▸ **WORKING DATA**

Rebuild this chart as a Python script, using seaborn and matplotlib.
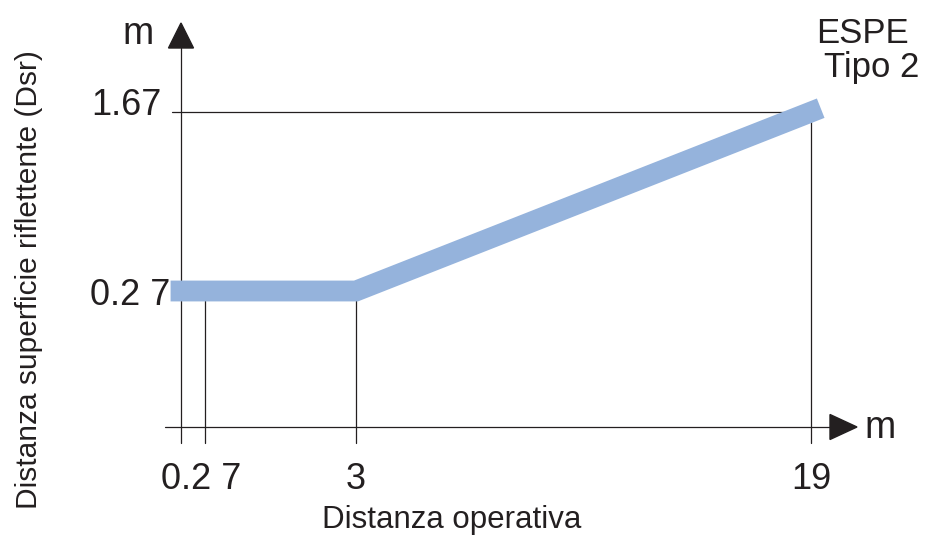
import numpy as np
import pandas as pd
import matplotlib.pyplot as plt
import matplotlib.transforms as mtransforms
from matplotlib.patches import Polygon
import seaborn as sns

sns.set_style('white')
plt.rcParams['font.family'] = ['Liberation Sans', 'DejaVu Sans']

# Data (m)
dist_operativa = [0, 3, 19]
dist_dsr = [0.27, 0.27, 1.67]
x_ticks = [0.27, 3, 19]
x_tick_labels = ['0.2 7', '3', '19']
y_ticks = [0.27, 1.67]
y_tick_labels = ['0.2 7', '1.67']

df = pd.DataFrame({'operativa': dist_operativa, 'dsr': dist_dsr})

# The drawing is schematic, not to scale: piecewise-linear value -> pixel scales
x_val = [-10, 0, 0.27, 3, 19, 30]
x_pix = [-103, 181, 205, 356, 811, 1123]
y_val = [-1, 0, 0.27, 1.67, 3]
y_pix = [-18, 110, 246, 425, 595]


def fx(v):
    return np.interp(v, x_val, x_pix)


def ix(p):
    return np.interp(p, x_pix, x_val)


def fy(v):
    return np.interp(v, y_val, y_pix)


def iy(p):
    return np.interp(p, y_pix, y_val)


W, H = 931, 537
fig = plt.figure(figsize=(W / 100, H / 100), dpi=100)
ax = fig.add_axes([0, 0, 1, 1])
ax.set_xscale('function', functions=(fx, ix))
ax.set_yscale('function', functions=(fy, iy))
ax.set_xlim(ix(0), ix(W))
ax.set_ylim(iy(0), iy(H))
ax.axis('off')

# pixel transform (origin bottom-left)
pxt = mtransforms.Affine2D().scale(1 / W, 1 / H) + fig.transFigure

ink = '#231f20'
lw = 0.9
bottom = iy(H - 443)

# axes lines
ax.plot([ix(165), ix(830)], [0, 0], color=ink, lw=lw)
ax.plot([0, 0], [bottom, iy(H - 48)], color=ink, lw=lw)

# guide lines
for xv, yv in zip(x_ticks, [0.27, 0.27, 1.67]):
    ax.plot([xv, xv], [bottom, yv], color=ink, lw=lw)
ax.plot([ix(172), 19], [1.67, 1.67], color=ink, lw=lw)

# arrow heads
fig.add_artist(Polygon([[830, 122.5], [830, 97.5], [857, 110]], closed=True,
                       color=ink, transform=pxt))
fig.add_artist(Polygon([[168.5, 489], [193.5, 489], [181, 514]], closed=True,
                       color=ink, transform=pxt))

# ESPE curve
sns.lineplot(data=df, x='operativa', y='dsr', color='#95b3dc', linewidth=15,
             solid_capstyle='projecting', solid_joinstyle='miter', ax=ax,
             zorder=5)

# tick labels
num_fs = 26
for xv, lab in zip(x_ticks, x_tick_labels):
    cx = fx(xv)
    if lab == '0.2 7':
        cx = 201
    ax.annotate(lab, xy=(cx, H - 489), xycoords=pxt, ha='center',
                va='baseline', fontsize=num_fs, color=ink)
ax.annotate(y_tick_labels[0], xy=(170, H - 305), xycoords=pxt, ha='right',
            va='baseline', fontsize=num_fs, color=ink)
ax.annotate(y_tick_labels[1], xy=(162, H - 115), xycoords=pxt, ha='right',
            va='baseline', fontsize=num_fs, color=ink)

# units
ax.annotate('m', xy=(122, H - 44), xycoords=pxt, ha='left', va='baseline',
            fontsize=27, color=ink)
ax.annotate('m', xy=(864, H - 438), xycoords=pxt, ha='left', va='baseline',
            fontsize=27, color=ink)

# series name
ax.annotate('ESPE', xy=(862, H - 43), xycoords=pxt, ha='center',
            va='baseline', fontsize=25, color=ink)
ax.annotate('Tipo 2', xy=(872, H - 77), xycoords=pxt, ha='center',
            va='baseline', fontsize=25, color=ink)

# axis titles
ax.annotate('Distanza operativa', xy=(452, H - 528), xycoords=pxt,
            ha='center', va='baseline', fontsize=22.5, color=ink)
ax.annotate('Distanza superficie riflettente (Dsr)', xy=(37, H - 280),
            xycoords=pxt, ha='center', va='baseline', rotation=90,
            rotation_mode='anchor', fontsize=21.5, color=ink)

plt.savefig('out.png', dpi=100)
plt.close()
---
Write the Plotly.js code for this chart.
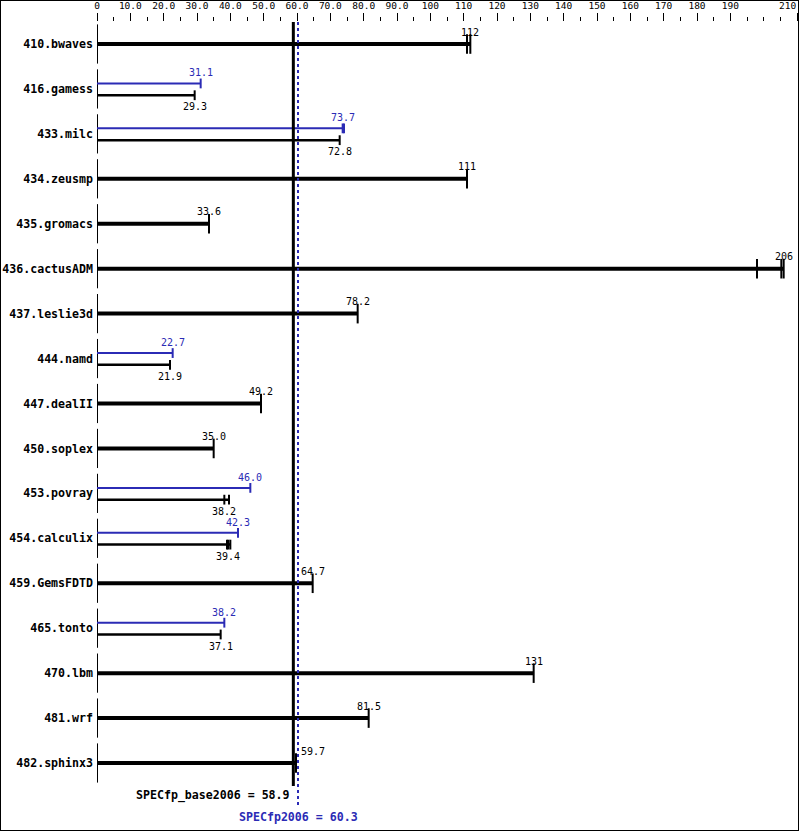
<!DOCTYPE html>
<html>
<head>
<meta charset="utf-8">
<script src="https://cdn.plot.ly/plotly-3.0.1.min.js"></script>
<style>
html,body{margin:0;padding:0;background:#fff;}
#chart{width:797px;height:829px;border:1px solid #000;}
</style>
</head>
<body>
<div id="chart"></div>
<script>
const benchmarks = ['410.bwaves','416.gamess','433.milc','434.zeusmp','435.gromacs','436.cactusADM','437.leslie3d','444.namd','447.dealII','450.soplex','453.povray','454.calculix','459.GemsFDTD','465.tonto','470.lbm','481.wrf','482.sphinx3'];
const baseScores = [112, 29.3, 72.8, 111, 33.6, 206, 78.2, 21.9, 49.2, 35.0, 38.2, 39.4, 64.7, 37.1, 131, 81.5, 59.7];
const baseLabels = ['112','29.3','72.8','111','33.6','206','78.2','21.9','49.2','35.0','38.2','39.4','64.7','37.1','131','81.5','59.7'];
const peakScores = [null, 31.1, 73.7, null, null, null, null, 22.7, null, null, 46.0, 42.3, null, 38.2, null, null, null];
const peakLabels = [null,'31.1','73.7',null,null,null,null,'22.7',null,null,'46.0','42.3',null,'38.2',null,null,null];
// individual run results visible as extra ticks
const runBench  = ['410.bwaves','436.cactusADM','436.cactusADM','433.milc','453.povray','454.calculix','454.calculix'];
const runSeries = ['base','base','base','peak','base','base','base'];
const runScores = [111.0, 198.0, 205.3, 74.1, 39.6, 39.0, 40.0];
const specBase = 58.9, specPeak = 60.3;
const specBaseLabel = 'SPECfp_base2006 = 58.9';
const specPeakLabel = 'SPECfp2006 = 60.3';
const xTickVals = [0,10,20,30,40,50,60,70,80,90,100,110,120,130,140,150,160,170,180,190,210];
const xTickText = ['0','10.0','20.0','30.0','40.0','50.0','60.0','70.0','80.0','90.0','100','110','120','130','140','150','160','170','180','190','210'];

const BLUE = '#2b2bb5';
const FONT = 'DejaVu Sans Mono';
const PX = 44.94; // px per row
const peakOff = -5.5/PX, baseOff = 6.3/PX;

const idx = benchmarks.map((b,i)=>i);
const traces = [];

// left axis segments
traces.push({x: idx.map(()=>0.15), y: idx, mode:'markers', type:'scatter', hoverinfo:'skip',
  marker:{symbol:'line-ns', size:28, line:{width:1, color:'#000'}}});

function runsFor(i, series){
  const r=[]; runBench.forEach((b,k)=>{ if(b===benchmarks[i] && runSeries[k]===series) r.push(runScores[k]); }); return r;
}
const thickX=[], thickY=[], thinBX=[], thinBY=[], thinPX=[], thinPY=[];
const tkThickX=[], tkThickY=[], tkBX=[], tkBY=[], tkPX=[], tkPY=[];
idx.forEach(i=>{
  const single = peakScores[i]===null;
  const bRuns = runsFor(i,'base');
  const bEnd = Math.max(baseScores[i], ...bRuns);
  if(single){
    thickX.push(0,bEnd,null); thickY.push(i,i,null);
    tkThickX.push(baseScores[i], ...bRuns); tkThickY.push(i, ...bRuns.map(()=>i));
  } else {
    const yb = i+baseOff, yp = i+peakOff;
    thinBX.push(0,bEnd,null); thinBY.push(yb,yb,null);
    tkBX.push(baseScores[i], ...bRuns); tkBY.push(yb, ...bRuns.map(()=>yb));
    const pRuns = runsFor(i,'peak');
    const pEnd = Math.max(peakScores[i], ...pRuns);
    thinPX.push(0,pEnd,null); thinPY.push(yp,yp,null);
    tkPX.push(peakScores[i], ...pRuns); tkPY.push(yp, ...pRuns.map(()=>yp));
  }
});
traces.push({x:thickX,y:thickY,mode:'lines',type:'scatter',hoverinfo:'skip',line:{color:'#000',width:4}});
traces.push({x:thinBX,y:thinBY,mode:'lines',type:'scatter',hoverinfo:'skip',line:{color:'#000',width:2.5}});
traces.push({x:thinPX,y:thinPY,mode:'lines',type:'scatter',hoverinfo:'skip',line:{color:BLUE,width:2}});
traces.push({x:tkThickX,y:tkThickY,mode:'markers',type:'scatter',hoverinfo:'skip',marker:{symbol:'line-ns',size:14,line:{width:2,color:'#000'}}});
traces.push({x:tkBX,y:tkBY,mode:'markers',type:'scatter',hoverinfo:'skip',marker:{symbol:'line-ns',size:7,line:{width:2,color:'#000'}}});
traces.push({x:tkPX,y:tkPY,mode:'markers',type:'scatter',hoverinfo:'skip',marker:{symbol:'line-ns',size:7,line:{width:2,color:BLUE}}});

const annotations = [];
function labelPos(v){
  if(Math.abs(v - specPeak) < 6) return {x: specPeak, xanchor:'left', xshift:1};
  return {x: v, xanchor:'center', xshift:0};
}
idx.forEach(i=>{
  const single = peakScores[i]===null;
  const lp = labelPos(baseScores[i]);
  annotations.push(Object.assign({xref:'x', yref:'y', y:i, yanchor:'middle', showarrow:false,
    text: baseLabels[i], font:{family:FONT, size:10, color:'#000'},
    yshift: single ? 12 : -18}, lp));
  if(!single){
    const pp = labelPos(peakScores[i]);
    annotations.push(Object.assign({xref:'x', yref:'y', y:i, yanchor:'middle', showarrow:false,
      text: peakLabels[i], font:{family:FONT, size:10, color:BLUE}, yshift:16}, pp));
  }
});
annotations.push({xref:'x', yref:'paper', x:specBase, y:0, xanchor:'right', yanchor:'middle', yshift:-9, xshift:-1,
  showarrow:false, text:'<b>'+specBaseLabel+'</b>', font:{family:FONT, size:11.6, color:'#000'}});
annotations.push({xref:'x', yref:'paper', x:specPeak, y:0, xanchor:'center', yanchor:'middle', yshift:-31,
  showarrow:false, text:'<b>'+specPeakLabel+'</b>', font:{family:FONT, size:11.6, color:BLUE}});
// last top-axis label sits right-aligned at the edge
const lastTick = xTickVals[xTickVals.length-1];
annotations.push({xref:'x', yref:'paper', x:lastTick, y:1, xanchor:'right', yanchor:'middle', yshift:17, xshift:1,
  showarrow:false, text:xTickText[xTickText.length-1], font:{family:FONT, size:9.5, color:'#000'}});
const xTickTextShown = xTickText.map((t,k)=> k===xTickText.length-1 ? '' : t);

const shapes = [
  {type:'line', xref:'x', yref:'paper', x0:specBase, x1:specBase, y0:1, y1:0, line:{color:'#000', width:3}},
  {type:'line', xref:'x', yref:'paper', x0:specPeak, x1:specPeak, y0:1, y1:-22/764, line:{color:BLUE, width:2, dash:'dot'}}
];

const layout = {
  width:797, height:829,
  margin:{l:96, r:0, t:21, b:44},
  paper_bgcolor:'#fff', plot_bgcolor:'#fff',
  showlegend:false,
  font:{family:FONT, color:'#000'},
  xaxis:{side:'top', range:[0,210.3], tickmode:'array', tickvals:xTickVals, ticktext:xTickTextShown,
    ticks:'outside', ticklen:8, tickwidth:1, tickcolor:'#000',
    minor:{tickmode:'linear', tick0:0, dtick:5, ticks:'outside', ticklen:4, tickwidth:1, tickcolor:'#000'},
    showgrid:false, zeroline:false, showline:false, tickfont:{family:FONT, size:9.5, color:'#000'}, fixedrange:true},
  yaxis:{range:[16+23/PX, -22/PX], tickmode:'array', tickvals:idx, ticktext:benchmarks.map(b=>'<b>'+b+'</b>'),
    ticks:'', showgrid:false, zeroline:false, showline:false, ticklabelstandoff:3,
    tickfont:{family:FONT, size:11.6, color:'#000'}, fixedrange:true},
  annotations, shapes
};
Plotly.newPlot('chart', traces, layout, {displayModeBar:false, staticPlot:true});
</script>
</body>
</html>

▸ **TO BE DONE**
Reproduce exactly the lines above starting at the line containing "Rebuild this chart" and ending at the line containing "return np.interp(v, y_val, y_pix)", including both, but not the pictures.

▸ **FULL RESPONSE**
Rebuild this chart as a Python script, using seaborn and matplotlib.
import numpy as np
import pandas as pd
import matplotlib.pyplot as plt
import matplotlib.transforms as mtransforms
from matplotlib.patches import Polygon
import seaborn as sns

sns.set_style('white')
plt.rcParams['font.family'] = ['Liberation Sans', 'DejaVu Sans']

# Data (m)
dist_operativa = [0, 3, 19]
dist_dsr = [0.27, 0.27, 1.67]
x_ticks = [0.27, 3, 19]
x_tick_labels = ['0.2 7', '3', '19']
y_ticks = [0.27, 1.67]
y_tick_labels = ['0.2 7', '1.67']

df = pd.DataFrame({'operativa': dist_operativa, 'dsr': dist_dsr})

# The drawing is schematic, not to scale: piecewise-linear value -> pixel scales
x_val = [-10, 0, 0.27, 3, 19, 30]
x_pix = [-103, 181, 205, 356, 811, 1123]
y_val = [-1, 0, 0.27, 1.67, 3]
y_pix = [-18, 110, 246, 425, 595]


def fx(v):
    return np.interp(v, x_val, x_pix)


def ix(p):
    return np.interp(p, x_pix, x_val)


def fy(v):
    return np.interp(v, y_val, y_pix)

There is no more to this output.